Trump is keenly aware of the score in the seven-member Fed board of governors. He nominated now-Vice Chair for Supervision Michelle Bowman during his first term. Gov. Christopher Waller, too. And with Kugler out, Trump sees it as a matter of time before he can get a third. A Trump nominee in a fourth seat – Cook’s – would give the president a “majority very shortly,” he noted Tuesday.
A Miran hearing?
The Senate Banking Committee is expected to hold a nomination hearing for Miran next week, two people with knowledge of the matter told Politico on Tuesday.
The vote, though, risks becoming a referendum on Trump’s intentions with the Fed. Republican Sens. Thom Tillis of North Carolina and John Kennedy of Louisiana, who both sit on the banking panel, have defended the Fed’s independence when Trump has considered firing Powell.
But Republicans on the panel will need uniformity for the Miran nomination to make it out of committee.

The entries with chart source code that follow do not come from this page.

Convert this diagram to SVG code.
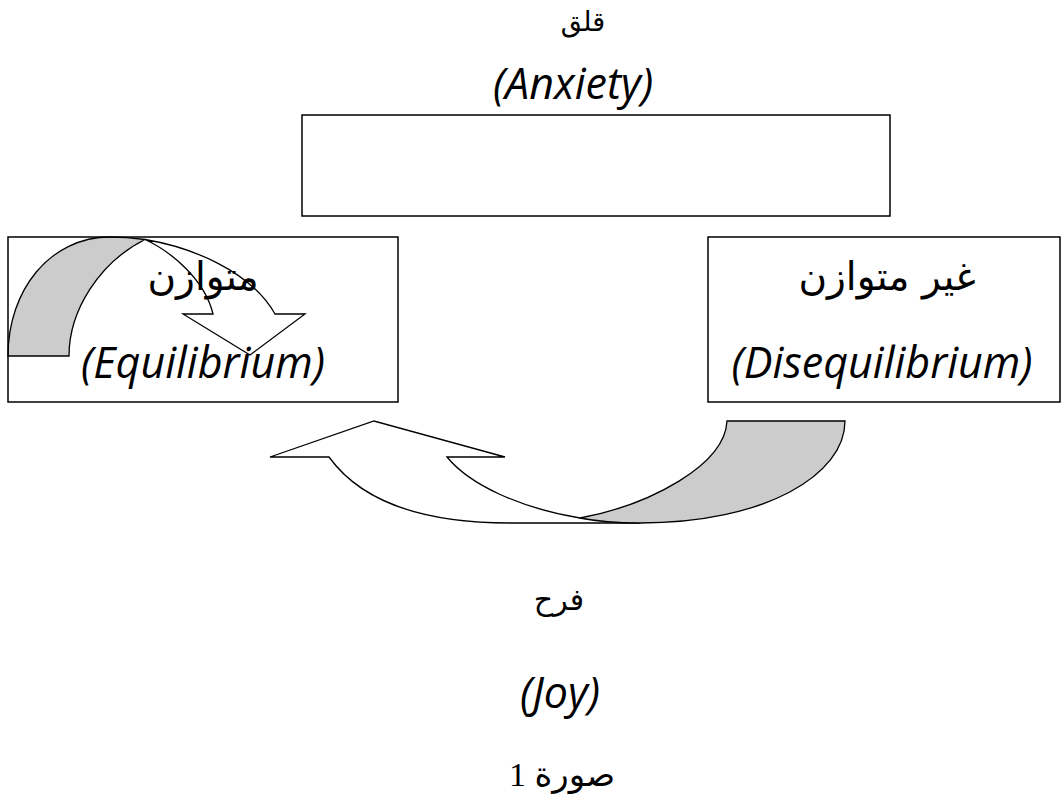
<svg xmlns="http://www.w3.org/2000/svg" width="1062" height="807" viewBox="0 0 1062 807">
<style>
.box{fill:none;stroke:#000;stroke-width:1.5}
.arw{fill:#fff;stroke:#000;stroke-width:1.3;stroke-linejoin:miter}
.back{fill:#cccccc;stroke:#000;stroke-width:1.3}
.en{font-family:"Open Sans","Liberation Sans",sans-serif;font-style:italic;font-size:43px;fill:#000;text-anchor:middle}
.ar{font-family:"DejaVu Sans","Noto Sans",sans-serif;fill:#000;text-anchor:middle}
.cap{font-family:"Liberation Serif","DejaVu Sans",serif;fill:#000;text-anchor:middle}
</style>
<rect width="1062" height="807" fill="#fff"/>
<g id="connectors">
  <g id="arrow-equilibrium-loop">
    <path class="arw" d="M145,239.5 C190,247 250,270 275,314 L305,314 L250,355 L183,314 L213,314 C205,280 172,252 145,239.5 Z"/>
    <path class="back" d="M8,356 C8,290 50,237 110,237 C122,237 134,238 145,239.5 C100,262 69,310 69,356 Z"/>
  </g>
  <g id="arrow-diseq-to-eq">
    <path class="arw" d="M270,457 L374,421 L505,457 L447,457 C470,485 520,508 580,518 L640,523 L510,523 C420,523 360,500 329,457 Z"/>
    <path class="back" d="M727,421 L845,421 C845,475 765,523 640,523 Q605,523 580,518 C650,505 725,465 727,421 Z"/>
  </g>
</g>
<g id="node-anxiety">
  <text class="ar" x="583" y="31" font-size="27">قلق</text>
  <text class="en" x="573" y="99">(Anxiety)</text>
  <rect class="box" x="302" y="115" width="588" height="101"/>
</g>
<g id="node-equilibrium">
  <rect class="box" x="8" y="237" width="390" height="165"/>
  <text class="ar" x="203" y="290" font-size="39">متوازن</text>
  <text class="en" x="203" y="378">(Equilibrium)</text>
</g>
<g id="node-disequilibrium">
  <rect class="box" x="708" y="237" width="352" height="165"/>
  <text class="ar" x="887" y="290" font-size="39">غير متوازن</text>
  <text class="en" x="882" y="378">(Disequilibrium)</text>
</g>
<g id="node-joy">
  <text class="ar" x="559" y="610" font-size="30">فرح</text>
  <text class="en" x="560" y="708">(Joy)</text>
</g>
<g id="caption">
  <text class="cap" x="562" y="786" font-size="34">صورة 1</text>
</g>
</svg>
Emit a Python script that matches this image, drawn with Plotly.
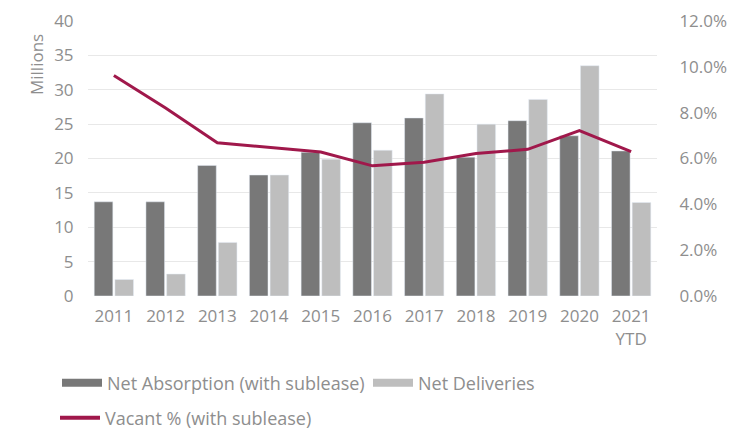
import plotly.graph_objects as go

years = ["2011", "2012", "2013", "2014", "2015", "2016", "2017", "2018", "2019", "2020", "2021<br>YTD"]
net_absorption = [13.7, 13.7, 19.0, 17.6, 20.9, 25.2, 25.9, 20.2, 25.5, 23.3, 21.1]
net_deliveries = [2.4, 3.2, 7.8, 17.6, 19.9, 21.2, 29.4, 25.0, 28.6, 33.5, 13.6]
vacant_pct = [9.62, 8.2, 6.69, 6.47, 6.28, 5.68, 5.84, 6.22, 6.40, 7.22, 6.30]
left_ticks = [0, 5, 10, 15, 20, 25, 30, 35, 40]
right_ticks = [0, 2, 4, 6, 8, 10, 12]

DARK = "#787878"
LIGHT = "#bebebe"
RED = "#a0184b"
TXT = "#8e8e8e"
FONT = "Open Sans"

# plot area in pixels
L, R, T, B = 88, 657, 21, 296
PW, PH = R - L, B - T


def px_x(x):
    return (x - L) / PW


def px_y(y):
    return (B - y) / PH


fig = go.Figure()
fig.add_trace(go.Bar(x=years, y=net_absorption, marker_color=DARK, showlegend=False,
                     name="Net Absorption (with sublease)"))
fig.add_trace(go.Bar(x=years, y=net_deliveries, marker_color=LIGHT, showlegend=False,
                     name="Net Deliveries"))
fig.add_trace(go.Scatter(x=years, y=vacant_pct, yaxis="y2", mode="lines",
                         line=dict(color=RED, width=3), showlegend=False,
                         name="Vacant % (with sublease)"))
# legend entries
fig.add_trace(go.Scatter(x=[None], y=[None], mode="lines", line=dict(color=DARK, width=8),
                         name="Net Absorption (with sublease)", legend="legend"))
fig.add_trace(go.Scatter(x=[None], y=[None], mode="lines", line=dict(color=LIGHT, width=8),
                         name="Net Deliveries", legend="legend3"))
fig.add_trace(go.Scatter(x=[None], y=[None], mode="lines", line=dict(color=RED, width=4),
                         name="Vacant % (with sublease)", legend="legend2"))

leg_common = dict(orientation="h", xanchor="left", yanchor="middle", itemwidth=40,
                  font=dict(family=FONT, size=18, color=TXT), bgcolor="rgba(0,0,0,0)")

fig.update_layout(
    width=740, height=429,
    margin=dict(l=L, r=740 - R, t=T, b=429 - B, autoexpand=False),
    paper_bgcolor="white", plot_bgcolor="white",
    font=dict(family=FONT, color=TXT, size=17),
    barmode="group", bargap=0.2, bargroupgap=0.1,
    xaxis=dict(type="category", showgrid=False, showline=False, ticks="outside",
               ticklen=5, tickcolor="white", automargin=False,
               tickfont=dict(family=FONT, size=17, color=TXT)),
    yaxis=dict(range=[0, 40], tickvals=left_ticks, showgrid=True, gridcolor="#e8e8e8",
               gridwidth=1, zeroline=False, showline=False, ticks="outside", ticklen=10,
               tickcolor="white", automargin=False,
               tickfont=dict(family=FONT, size=17, color=TXT)),
    yaxis2=dict(range=[0, 12], overlaying="y", side="right", tickvals=right_ticks,
                ticktext=[f"{v:.1f}%" for v in right_ticks], showgrid=False,
                zeroline=False, showline=False, ticks="outside", ticklen=18,
                tickcolor="white", automargin=False,
                tickfont=dict(family=FONT, size=17, color=TXT)),
    legend=dict(x=px_x(57), y=px_y(383), **leg_common),
    legend3=dict(x=px_x(368), y=px_y(383), **leg_common),
    legend2=dict(x=px_x(55), y=px_y(418), **leg_common),
    annotations=[dict(text="Millions", x=px_x(36), y=px_y(64), xref="paper", yref="paper",
                      xanchor="center", yanchor="middle", showarrow=False, textangle=-90,
                      font=dict(family=FONT, size=17, color=TXT))],
)

fig.write_html("out.html")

If it makes it to the full Senate, “four Senate Republicans could preserve Fed independence if they refuse to move any Trump Fed nominee until he stops trying to illegally fire Cook,” Aaron Klein, a senior fellow at the Brookings Institution, told Politico.
The administration likely hopes the nomination is rapidly shuttled through, so Miran can be installed in time for the FOMC’s next interest-rate vote Sept. 16 and 17.
Trump, meanwhile, floated Miran on Tuesday as a possible nominee for Cook’s seat.
“We might switch him to the other — it’s a longer term,” Trump said, according to The Wall Street Journal. (Cook’s term at the Fed runs through 2038.)
With that, a nomination that may have felt like a temporary seat-warmer three weeks ago could see a 13-year upgrade.
Then again, maybe second-wave Trump isn’t about installing his nominees, as much as eliminating opposition. Kugler’s absence (and an assumption that Miran isn’t in place by the September interest rate-setting meeting) leaves the FOMC at 11 votes.
But a suggestion from Hassett on Wednesday would make it 10.
“If I were [Cook], in her circumstance, I would take leave right now,” he told reporters, according to Bloomberg, calling it the “honorable thing to do.”